Winter brings with it a hard-and-fast routine. Kye fed at this time in the morning and this time in the evening. Breakfast at this time, tea at that time. No guesswork necessary!
Erlend likes to bring the kye in when they are not soaked with rain which is tricky during the back end in Orkney! Today wanted to bring in a batch of older coos-with-calves from the Grenabu field (not sure about the spelling...). I like shifting older cattle because they know the drill. Had they been young kye I would have declined to help because I'm just too heavily pregnant and I have to move reallyslow ~ not good for runaway youths that try and get past and around me!
But first... there was Coo #86, already in the byre and looking like she was in some serious pain! Her arthritis was not agreeing one bit with the concrete slats so Erlend decided to move her to a bedded pen. This is how it is with cattle farming in Orkney: you are forever playing a gigantic game of chess! The only bedded pen available was occupied by our Angus bull Torf and I was merrily scratching his enormous neck. "We'll hiv tae shift the bool." Erlend announced.
My hand froze in mid-scratch. "What's this 'we' stuff?" I gulped.
"Yer here tae help, no?" Erlend wondered.
Torf stamped his hoof impatiently and I resumed scratching behind his huge noggin. "You know I don't work with bulls!" I protested.
"Wha...?" Erlend eyed Torf - his ears were drooped like airplane wings, his muzzle nearly touching the ground, and his eyes were rolling towards the back of his skull.

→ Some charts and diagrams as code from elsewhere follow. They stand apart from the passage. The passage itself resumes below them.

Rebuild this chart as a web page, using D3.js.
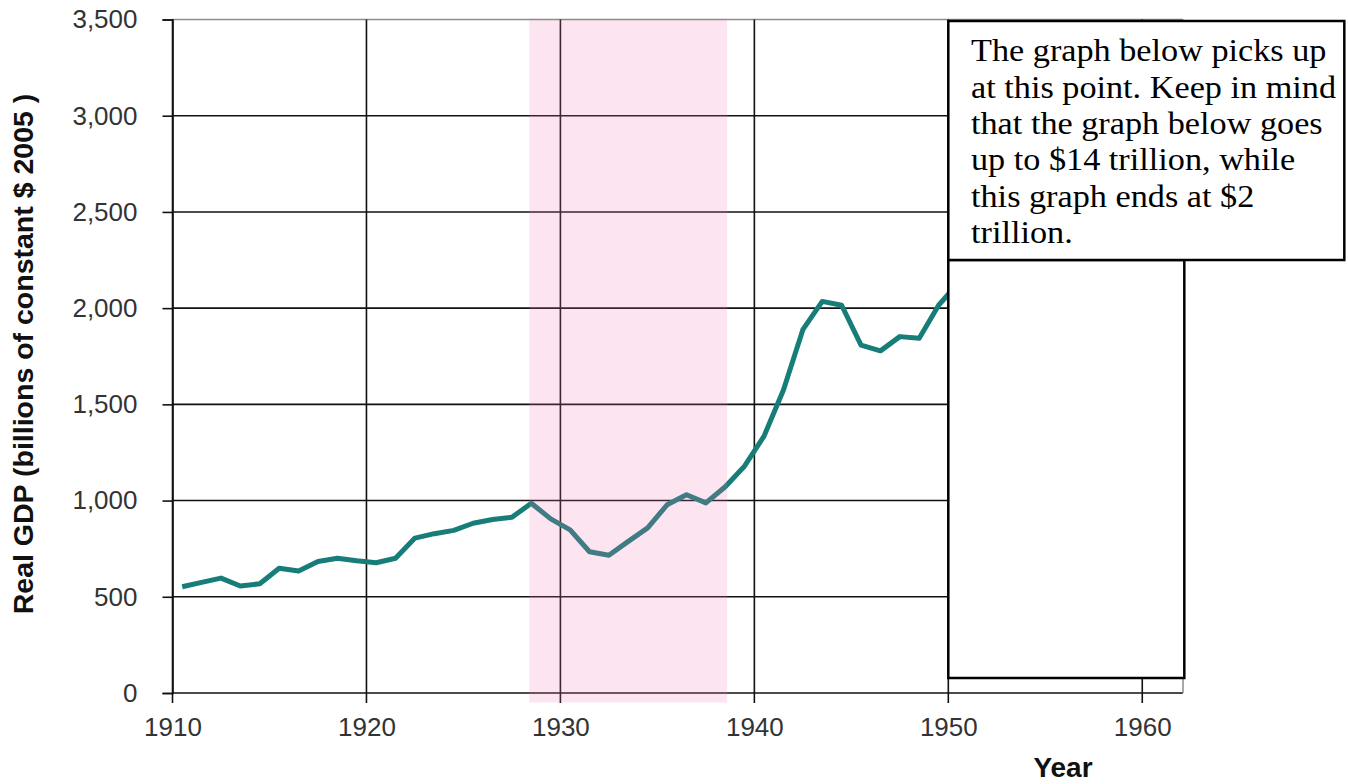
<!DOCTYPE html>
<html>
<head>
<meta charset="utf-8">
<script src="https://d3js.org/d3.v7.min.js"></script>
<style>
  body { margin: 0; background: #fff; }
  svg { display: block; }
</style>
</head>
<body>
<div id="chart"></div>

<script>
    // Real GDP, billions of constant 2005 dollars
    var years = [1911, 1912, 1913, 1914, 1915, 1916, 1917, 1918, 1919, 1920,
                 1921, 1922, 1923, 1924, 1925, 1926, 1927, 1928, 1929, 1930,
                 1931, 1932, 1933, 1934, 1935, 1936, 1937, 1938, 1939, 1940,
                 1941, 1942, 1943, 1944, 1945, 1946, 1947, 1948, 1949, 1950, 1951];
    var gdp = [552, 575, 597, 556, 568, 648, 634, 683, 700, 687,
               677, 700, 805, 828, 845, 882, 902, 913, 986, 905,
               848, 734, 716, 788, 858, 978, 1030, 988, 1072, 1180,
               1335, 1575, 1888, 2035, 2015, 1808, 1778, 1852, 1843, 2015, 2130];

    var xTicks = [1910, 1920, 1930, 1940, 1950, 1960];
    var yTicks = [0, 500, 1000, 1500, 2000, 2500, 3000, 3500];
    var depression = [1928.4, 1938.6]; // shaded band

    var note = ["The graph below picks up",
                "at this point. Keep in mind",
                "that the graph below goes",
                "up to $14 trillion, while",
                "this graph ends at $2",
                "trillion."];

    var data = years.map(function (d, i) { return { year: d, value: gdp[i] }; });

    var W = 1348, H = 784;
    var svg = d3.select("#chart").append("svg")
        .attr("width", W)
        .attr("height", H);

    var x = d3.scaleLinear().domain([1910, 1962.1]).range([172.5, 1183]);
    var y = d3.scaleLinear().domain([0, 3500]).range([693, 19.5]);

    // horizontal grid
    svg.append("g").selectAll("line")
        .data(yTicks)
        .join("line")
        .attr("x1", x(1910)).attr("x2", x(1962.1))
        .attr("y1", function (d) { return y(d); })
        .attr("y2", function (d) { return y(d); })
        .attr("stroke", function (d) { return d === 3500 ? "#8c8c8c" : "#111"; })
        .attr("stroke-width", 1.6);

    // vertical grid (ticks poke below the axis)
    svg.append("g").selectAll("line")
        .data(xTicks)
        .join("line")
        .attr("x1", function (d) { return x(d); })
        .attr("x2", function (d) { return x(d); })
        .attr("y1", y(3500)).attr("y2", y(0) + 10)
        .attr("stroke", "#111")
        .attr("stroke-width", 1.6);

    // right border
    svg.append("line")
        .attr("x1", x(1962.1)).attr("x2", x(1962.1))
        .attr("y1", y(3500)).attr("y2", y(0))
        .attr("stroke", "#8c8c8c").attr("stroke-width", 1.5);

    // the GDP line
    var line = d3.line()
        .x(function (d) { return x(d.year - 0.5); }) // annual values sit mid-interval
        .y(function (d) { return y(d.value); });

    svg.append("path")
        .datum(data)
        .attr("fill", "none")
        .attr("stroke", "#167d78")
        .attr("stroke-width", 5)
        .attr("stroke-linejoin", "round")
        .attr("d", line);

    // depression band, laid over the line and grid
    svg.append("rect")
        .attr("x", x(depression[0]))
        .attr("width", x(depression[1]) - x(depression[0]))
        .attr("y", y(3500) + 0.5)
        .attr("height", y(0) + 9 - y(3500))
        .attr("fill", "rgb(240,120,180)")
        .attr("fill-opacity", 0.2);

    // y axis ticks + labels
    var yAxis = d3.axisLeft(y).tickValues(yTicks).tickSize(10).tickPadding(25)
        .tickFormat(d3.format(","));
    var gy = svg.append("g").attr("transform", "translate(" + x(1910) + ",0)").call(yAxis);
    gy.select(".domain").attr("stroke", "#111").attr("stroke-width", 1.6);
    gy.selectAll(".tick line").attr("stroke", "#111").attr("stroke-width", 1.6);
    gy.selectAll("text")
        .attr("font-family", "Liberation Sans, Arial, sans-serif")
        .attr("font-size", 26)
        .attr("fill", "#333");

    // x axis labels (tick marks come from the grid)
    var xAxis = d3.axisBottom(x).tickValues(xTicks).tickSize(10).tickPadding(15)
        .tickFormat(d3.format("d"));
    var gx = svg.append("g").attr("transform", "translate(0," + y(0) + ")").call(xAxis);
    gx.select(".domain").remove();
    gx.selectAll(".tick line").remove();
    gx.selectAll("text")
        .attr("font-family", "Liberation Sans, Arial, sans-serif")
        .attr("font-size", 26)
        .attr("fill", "#333");

    // axis titles
    svg.append("text")
        .attr("transform", "translate(33,354) rotate(-90)")
        .attr("text-anchor", "middle")
        .attr("font-family", "Liberation Sans, Arial, sans-serif")
        .attr("font-weight", "bold")
        .attr("font-size", 28.5)
        .attr("fill", "#111")
        .text("Real GDP (billions of constant $ 2005 )");

    svg.append("text")
        .attr("x", 1063).attr("y", 777)
        .attr("text-anchor", "middle")
        .attr("font-family", "Liberation Sans, Arial, sans-serif")
        .attr("font-weight", "bold")
        .attr("font-size", 28)
        .attr("fill", "#111")
        .text("Year");

    // annotation boxes that cover the end of the chart
    svg.append("rect")
        .attr("x", x(1950)).attr("y", 260)
        .attr("width", 236).attr("height", 418)
        .attr("fill", "#fff").attr("stroke", "#000").attr("stroke-width", 2.5);

    svg.append("rect")
        .attr("x", x(1950)).attr("y", 21)
        .attr("width", 396).attr("height", 239)
        .attr("fill", "#fff").attr("stroke", "#000").attr("stroke-width", 2.5);

    svg.append("text")
        .attr("transform", "translate(971,0) scale(1.07,1)")
        .attr("font-family", "Liberation Serif, Times New Roman, serif")
        .attr("font-size", 32)
        .attr("fill", "#000")
        .selectAll("tspan")
        .data(note)
        .join("tspan")
        .attr("x", 0)
        .attr("y", function (d, i) { return 61.5 + i * 36.3; })
        .text(function (d) { return d; });
</script>
</body>
</html>
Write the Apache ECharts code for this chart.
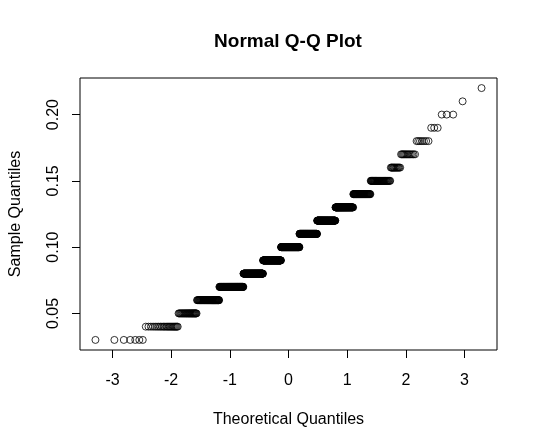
<!DOCTYPE html>
<html>
<head>
<meta charset="utf-8">
<title>Normal Q-Q Plot</title>
<script src="https://cdn.jsdelivr.net/npm/echarts@6/dist/echarts.min.js"></script>
<style>
    html, body { margin: 0; padding: 0; background: #fff; }
    #main { width: 538px; height: 448px; }
</style>
</head>
<body>
<div id="main"></div>
<script>
// sample values (rounded to 0.01) and how many observations have each value
var sampleValues = [0.03, 0.04, 0.05, 0.06, 0.07, 0.08, 0.09, 0.10, 0.11, 0.12,
                    0.13, 0.14, 0.15, 0.16, 0.17, 0.18, 0.19, 0.20, 0.21, 0.22];
var sampleCounts = [7, 23, 29, 60, 102, 111, 117, 125, 113, 101,
                    77, 54, 40, 13, 13, 7, 3, 3, 1, 1];
// tick labels
var xTicks = [-3, -2, -1, 0, 1, 2, 3];
var yTicks = [0.05, 0.10, 0.15, 0.20];

var FONT = 'Liberation Sans, Arial, Helvetica, sans-serif';

// inverse of the standard normal cdf (Acklam)
function qnorm(p) {
    var a = [-3.969683028665376e+01, 2.209460984245205e+02, -2.759285104469687e+02,
             1.383577518672690e+02, -3.066479806614716e+01, 2.506628277459239e+00];
    var b = [-5.447609879822406e+01, 1.615858368580409e+02, -1.556989798598866e+02,
             6.680131188771972e+01, -1.328068155288572e+01];
    var c = [-7.784894002430293e-03, -3.223964580411365e-01, -2.400758277161838e+00,
             -2.549671743506671e+00, 4.374664141464968e+00, 2.938163982698783e+00];
    var d = [7.784695709041462e-03, 3.224671290700398e-01, 2.445134137142996e+00,
             3.754408661907416e+00];
    var q, r;
    if (p < 0.02425) {
        q = Math.sqrt(-2 * Math.log(p));
        return (((((c[0] * q + c[1]) * q + c[2]) * q + c[3]) * q + c[4]) * q + c[5]) /
               ((((d[0] * q + d[1]) * q + d[2]) * q + d[3]) * q + 1);
    }
    if (p > 1 - 0.02425) {
        q = Math.sqrt(-2 * Math.log(1 - p));
        return -(((((c[0] * q + c[1]) * q + c[2]) * q + c[3]) * q + c[4]) * q + c[5]) /
                ((((d[0] * q + d[1]) * q + d[2]) * q + d[3]) * q + 1);
    }
    q = p - 0.5;
    r = q * q;
    return (((((a[0] * r + a[1]) * r + a[2]) * r + a[3]) * r + a[4]) * r + a[5]) * q /
           (((((b[0] * r + b[1]) * r + b[2]) * r + b[3]) * r + b[4]) * r + 1);
}

// build the q-q points the way qqnorm does: sorted sample vs qnorm(ppoints(n))
function qqPoints() {
    var n = 0, i, k;
    for (i = 0; i < sampleCounts.length; i++) n += sampleCounts[i];
    var pts = [];
    var rank = 0;
    for (i = 0; i < sampleValues.length; i++) {
        for (k = 0; k < sampleCounts[i]; k++) {
            rank++;
            pts.push([qnorm((rank - 0.5) / n), sampleValues[i]]);
        }
    }
    return pts;
}

// R style axis range: data range stretched by 4%
function rRange(lo, hi) {
    var pad = (hi - lo) * 0.04;
    return [lo - pad, hi + pad];
}

var points = qqPoints();
var xr = rRange(points[0][0], points[points.length - 1][0]);
var yr = rRange(sampleValues[0], sampleValues[sampleValues.length - 1]);

var myChart = echarts.init(document.getElementById('main'), null, { renderer: 'canvas' });

var option = {
    animation: false,
    backgroundColor: '#fff',
    textStyle: { fontFamily: FONT, color: '#000' },
    graphic: [{
        type: 'text',
        x: 288,
        y: 42,
        style: {
            text: 'Normal Q-Q Plot',
            fill: '#000',
            font: 'bold 19px ' + FONT,
            align: 'center',
            verticalAlign: 'middle'
        }
    }],
    grid: {
        left: 79,
        right: 41,
        top: 78,
        bottom: 98,
        show: true,
        borderColor: '#000',
        borderWidth: 1,
        backgroundColor: 'transparent'
    },
    xAxis: {
        type: 'value',
        min: xr[0],
        max: xr[1],
        name: 'Theoretical Quantiles',
        nameLocation: 'middle',
        nameGap: 62,
        nameTextStyle: { fontSize: 16, color: '#000', fontFamily: FONT },
        axisLine: { show: false, onZero: false },
        splitLine: { show: false },
        axisTick: {
            show: true,
            length: 8,
            customValues: xTicks,
            lineStyle: { color: '#000', width: 1 }
        },
        axisLabel: {
            fontSize: 16,
            color: '#000',
            fontFamily: FONT,
            margin: 23,
            customValues: xTicks,
            formatter: function (v) { return String(v); }
        }
    },
    yAxis: {
        type: 'value',
        min: yr[0],
        max: yr[1],
        name: 'Sample Quantiles',
        nameLocation: 'middle',
        nameGap: 56,
        nameRotate: 90,
        nameTextStyle: { fontSize: 16, color: '#000', fontFamily: FONT },
        axisLine: { show: false, onZero: false },
        splitLine: { show: false },
        axisTick: {
            show: true,
            length: 8,
            customValues: yTicks,
            lineStyle: { color: '#000', width: 1 }
        },
        axisLabel: {
            fontSize: 16,
            color: '#000',
            fontFamily: FONT,
            rotate: 90,
            margin: 18,
            customValues: yTicks,
            formatter: function (v) { return v.toFixed(2); }
        }
    },
    series: [{
        type: 'scatter',
        data: points,
        symbol: 'circle',
        symbolSize: 7,
        silent: true,
        itemStyle: {
            color: 'rgba(0,0,0,0)',
            borderColor: '#000',
            borderWidth: 1
        }
    }]
};

myChart.setOption(option);
</script>
</body>
</html>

He was positivly melting under my touch! "He's no gaan tae do anything tae you!"
"Erlend, he's a bull. Enough said." I announced and then, "I'll go and hide behind the byre doors at the other end and watch just in case you need me to call an ambulance." It's not that I don't trust Erlend... I just don't trust "bools"...
"Aye." Erlend muttered as he shook his head and walked away. I could read his thoughts perfectly: Women... My farmer man often forgets that not everyone has grown up with massive bulls as a matter of course!
Well hey! This woman's personal motto is: "When in doubt, wimp out!"
It's kept me alive thus far...
Of course when Erlend went to the other byre to get Torf's new pen ready he discovered that the gate had been broken by energetic stots and so he had to spend fifteen minutes doing repairs. While he worked I went back to Torf and resumed my scratching. He has a fine head for a bull: wide forehead and tapering into a tidy muzzle with huge ears that don't miss a thing. Each time I scratched behind one of those massive lugs he'd tilt his head into my digging fingers and shut his eyes...
When everything was set Erlend comenced shifting Torf while I watched from behind barn doors and gates. My husband is Boss Moo around this joint and the cattle know it! They don't seem to notice that they out-weigh him by several hundred (or thousand!) pounds... Torf is no exception. Erlend swung his gate open and the bool eyed him wearily. "C'mon, then!" Erlend barked and Torf bolted from the confines of his pen, down the passage way (where he gave a few delighted bucks) and out into the gated square.
I followed via the other end of the byres and peeked through a crack in the other byre door just in tome to see Torf come charging into the other byre. He immediately pounced on a pile of silage with gusto. "C'mon, beuy!" Erlend grumbled as he walked up and poked the bull in the neck with a stick. Torf turned and trotted away but then he began to flirt with some ladies in another pen. "Move it, beuy!" Erlend called out as he slapped a large bull buttock. Torf looked startled and he quickly bolted for the waiting pen. Once inside he began wooing the heefiers in the larger pen beside him.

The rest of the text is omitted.